The illustration of the architecture by an external code review can be very useful for the client. Thus a comparison can be made between a possibly existing target architecture and the realized architecture in the application. This allows deviations to be detected and it can be assessed whether the application is suitable for use in planned operating scenarios. When evaluating the structure of an application, a target architecture or at least knowledge of a desired operating scenario is decisive. An architecture can only be evaluated if it is placed in a context. The meaningfulness of an architecture cannot be evaluated without knowledge of the application and/or deployment scenario.
The easiest way to show and illustrate the architecture of an application is to use diagrams. For example, the following UML diagrams can be used to illustrate the structure of an application:
Component diagram: Displays the relationships between the individual components using interfaces, dependency relationships, and connectors.
Distribution Diagram: Describes the dependencies of components by displaying their distributions and the relationships between the components on computer nodes.

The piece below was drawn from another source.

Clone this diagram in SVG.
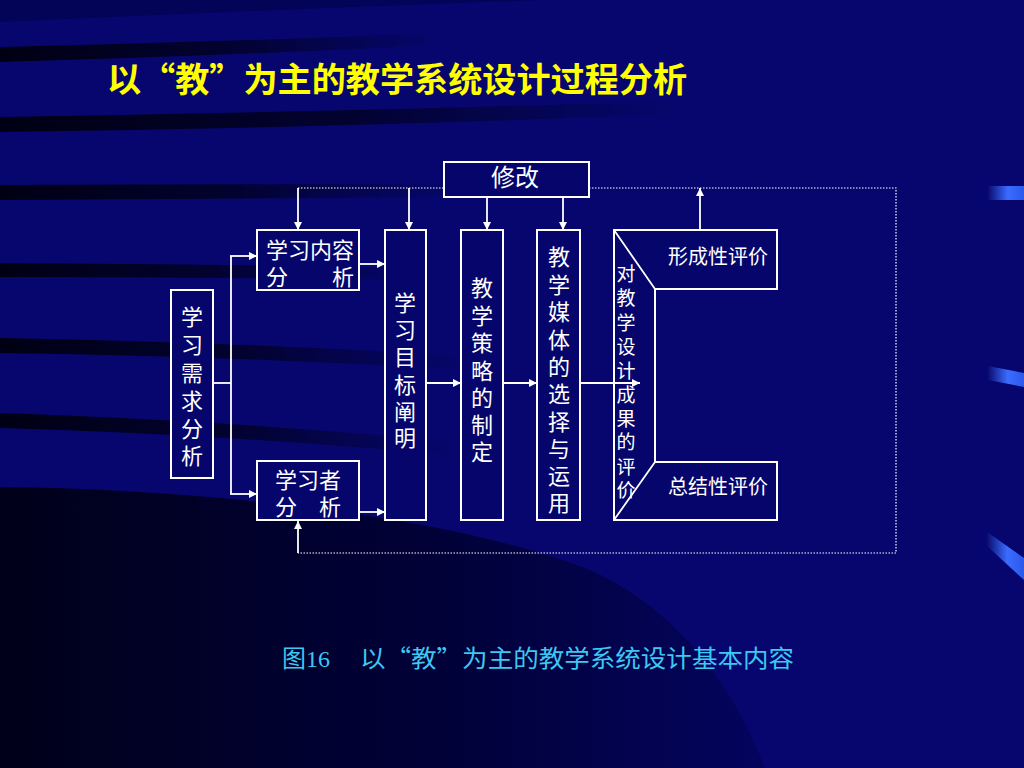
<svg xmlns="http://www.w3.org/2000/svg" width="1024" height="768" viewBox="0 0 1024 768">
<defs>
<style>
.box{fill:#05056b;stroke:#ffffff;stroke-width:2}
.t{font-family:"Noto Sans CJK SC","Noto Sans CJK JP",sans-serif;fill:#ffffff}
.t22{font-size:22px}
.t20{font-size:20px}
.t19{font-size:19px}
.mid{text-anchor:middle}
.ln{stroke:#ffffff;stroke-width:1.8;fill:none}
.dot{stroke:#ffffff;stroke-width:1.2;stroke-dasharray:1.5 1.5;fill:none}
.band{fill:url(#bandFade)}
</style>
<marker id="ah" viewBox="0 0 10 10" refX="10" refY="5" markerWidth="9" markerHeight="8" markerUnits="userSpaceOnUse" orient="auto">
<path d="M0,0 L10,5 L0,10 Z" fill="#ffffff"/>
</marker>
<linearGradient id="bandFade" x1="0" y1="0" x2="1" y2="0">
<stop offset="0" stop-color="#000014" stop-opacity="1"/>
<stop offset="0.5" stop-color="#000014" stop-opacity="0.7"/>
<stop offset="1" stop-color="#000014" stop-opacity="0"/>
</linearGradient>
<linearGradient id="lowDark" x1="0" y1="0" x2="1" y2="0">
<stop offset="0" stop-color="#00001a"/>
<stop offset="0.6" stop-color="#01013a"/>
<stop offset="1" stop-color="#04045e"/>
</linearGradient>
<linearGradient id="tab" x1="0" y1="0" x2="1" y2="0">
<stop offset="0" stop-color="#0a0a70"/>
<stop offset="0.55" stop-color="#3a6cff"/>
<stop offset="1" stop-color="#2c58ec"/>
</linearGradient>
</defs>

<!-- background -->
<rect x="0" y="0" width="1024" height="768" fill="#06066e"/>
<path d="M0,0 H540 Q260,10 0,22 Z" fill="#030358"/>
<path class="band" d="M0,47 Q220,42 440,33 L440,45 Q220,56 0,62 Z"/>
<path class="band" d="M0,117 Q330,112 680,101 L680,114 Q330,128 0,132 Z"/>
<path class="band" d="M0,185 Q230,184 460,184 L460,197 Q230,199 0,200 Z"/>
<path class="band" d="M0,263 Q200,264 420,268 L420,280 Q200,277 0,277 Z"/>
<path class="band" d="M0,338 Q230,342 470,356 L470,370 Q230,356 0,353 Z"/>
<path class="band" d="M0,413 Q220,420 460,442 L460,456 Q220,434 0,428 Z"/>
<path d="M0,487 C200,489 450,515 590,570 C680,610 735,690 765,768 H0 Z" fill="url(#lowDark)"/>
<rect x="988" y="186" width="36" height="14" fill="url(#tab)"/>
<polygon points="988,366 1024,373 1024,387 988,380" fill="url(#tab)"/>
<polygon points="987,532 1024,558 1024,580 987,546" fill="url(#tab)"/>

<!-- title -->
<text x="107" y="92" font-family="'Noto Sans CJK SC','Noto Sans CJK JP',sans-serif" font-size="34" font-weight="bold" fill="#ffff00" textLength="580" lengthAdjust="spacingAndGlyphs">以“教”为主的教学系统设计过程分析</text>

<!-- connectors -->
<g id="connectors">
<path class="dot" d="M298,188 H444"/>
<path class="dot" d="M589,188 H896 V553 H298"/>
<line class="ln" x1="298" y1="188" x2="298" y2="230" marker-end="url(#ah)"/>
<line class="ln" x1="409" y1="188" x2="409" y2="230" marker-end="url(#ah)"/>
<line class="ln" x1="487" y1="197" x2="487" y2="230" marker-end="url(#ah)"/>
<line class="ln" x1="563" y1="197" x2="563" y2="230" marker-end="url(#ah)"/>
<line class="ln" x1="298" y1="553" x2="298" y2="521" marker-end="url(#ah)"/>
<line class="ln" x1="700" y1="230" x2="700" y2="188" marker-end="url(#ah)"/>
<path class="ln" d="M213,383 H231"/>
<path class="ln" d="M231,256 V494"/>
<line class="ln" x1="230" y1="256" x2="257" y2="256" marker-end="url(#ah)"/>
<line class="ln" x1="230" y1="494" x2="257" y2="494" marker-end="url(#ah)"/>
<line class="ln" x1="359" y1="264" x2="385" y2="264" marker-end="url(#ah)"/>
<line class="ln" x1="359" y1="512" x2="385" y2="512" marker-end="url(#ah)"/>
<line class="ln" x1="426" y1="383" x2="461" y2="383" marker-end="url(#ah)"/>
<line class="ln" x1="504" y1="383" x2="537" y2="383" marker-end="url(#ah)"/>
</g>

<!-- nodes -->
<g id="xiugai">
<rect class="box" x="444" y="162" width="145" height="35"/>
<text class="t mid" x="515" y="186" font-size="24">修改</text>
</g>

<g id="xuqiu">
<rect class="box" x="171" y="290" width="42" height="188"/>
<text class="t t22 mid"><tspan x="192" y="325">学</tspan><tspan x="192" y="353">习</tspan><tspan x="192" y="381">需</tspan><tspan x="192" y="409">求</tspan><tspan x="192" y="437">分</tspan><tspan x="192" y="464">析</tspan></text>
</g>

<g id="neirong">
<rect class="box" x="257" y="230" width="102" height="60"/>
<text class="t t22" x="266" y="258">学习内容</text>
<text class="t t22" x="266" y="285">分　　析</text>
</g>

<g id="xuexizhe">
<rect class="box" x="257" y="461" width="102" height="59"/>
<text class="t t22" x="275" y="488">学习者</text>
<text class="t t22" x="275" y="515">分　析</text>
</g>

<g id="mubiao">
<rect class="box" x="385" y="230" width="41" height="290"/>
<text class="t t22 mid"><tspan x="405" y="311">学</tspan><tspan x="405" y="338">习</tspan><tspan x="405" y="365">目</tspan><tspan x="405" y="393">标</tspan><tspan x="405" y="420">阐</tspan><tspan x="405" y="446">明</tspan></text>
</g>

<g id="celue">
<rect class="box" x="461" y="230" width="42" height="290"/>
<text class="t t22 mid"><tspan x="482" y="296">教</tspan><tspan x="482" y="324">学</tspan><tspan x="482" y="351">策</tspan><tspan x="482" y="379">略</tspan><tspan x="482" y="406">的</tspan><tspan x="482" y="433">制</tspan><tspan x="482" y="460">定</tspan></text>
</g>

<g id="meiti">
<rect class="box" x="537" y="230" width="43" height="290"/>
<text class="t t22 mid"><tspan x="559" y="265">教</tspan><tspan x="559" y="293">学</tspan><tspan x="559" y="320">媒</tspan><tspan x="559" y="348">体</tspan><tspan x="559" y="375">的</tspan><tspan x="559" y="402">选</tspan><tspan x="559" y="430">择</tspan><tspan x="559" y="457">与</tspan><tspan x="559" y="484">运</tspan><tspan x="559" y="511">用</tspan></text>
</g>

<g id="pingjia">
<path class="box" d="M614,230 H777 V289 H655 V462 H777 V520 H614 Z"/>
<path class="ln" d="M614,230 L655,289 M655,462 L614,520" stroke-width="1.5"/>
<text class="t t19 mid"><tspan x="626" y="281">对</tspan><tspan x="626" y="305">教</tspan><tspan x="626" y="330">学</tspan><tspan x="626" y="354">设</tspan><tspan x="626" y="378">计</tspan><tspan x="626" y="402">成</tspan><tspan x="626" y="426">果</tspan><tspan x="626" y="449">的</tspan><tspan x="626" y="474">评</tspan><tspan x="626" y="497">价</tspan></text>
<text class="t t20" x="668" y="264">形成性评价</text>
<text class="t t20" x="668" y="494">总结性评价</text>
</g>
<line class="ln" x1="581" y1="383" x2="640" y2="383" marker-end="url(#ah)"/>

<!-- caption -->
<text font-family="'Liberation Serif','Noto Sans CJK SC',serif" font-size="24" fill="#3cc8f0"><tspan x="282" y="667">图16　</tspan><tspan x="360" y="667" font-family="'Noto Sans CJK SC','Noto Sans CJK JP',sans-serif" textLength="434" lengthAdjust="spacingAndGlyphs">以“教”为主的教学系统设计基本内容</tspan></text>
</svg>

In practice, variations of UML notations are often used. It is important to ensure general comprehensibility, which is why it is advantageous to adhere to common conventions. In order to be able to visualize an architecture, the rough structure of an application must first be understood. Two different procedures are suitable for this. Firstly, it can be helpful at the beginning to divide the software into large modules (backend, frontend, database, …). This can be used to check which interfaces and data flows exist between the individual modules. From which module data are sent where and how are they further processed? Based on these questions, further components/modules can usually be added to the diagram until an overall picture emerges. After completion of the overall picture, it must be relatively easy for the viewer of the diagram to recognize what kind of components the software has and how they work together.
Another possibility to analyze the structure of a software is an automatically generated source code division into modules and the underlying components. Using this overview, as a kind of component tree, it is easy to determine which modules exist and for which functionalities they are responsible in the system. The individual modules then have to be linked via existing interfaces, data flows and dependencies.
In the first approach, the overall picture is approached by a rough division into modules, which is gradually refined. In the second variant, we start from the very small structure of the modules and their underlying components in order to group them together and put them in relation to each other. In addition to the visualization of the architecture image, the frameworks and technologies used are also considered and evaluated. The main question here is whether an application with its structure and the technologies used can be regarded as fit for the future and whether it has made use of a current technology stack. In the case of applications that have been in operation for some time, it must be assessed whether updates to newer versions are required and whether these are possible.
For the client, a code review with architecture analysis provides valuable insights. When considering the architecture for a specific application scenario, it can be evaluated whether it is suitable for this. If this is not the case, suggestions for improvement and recommendations for action can be made in order to align the application better with the target scenario. In addition, an assessment can be made of the future suitability of the application in its current state and with the technologies used.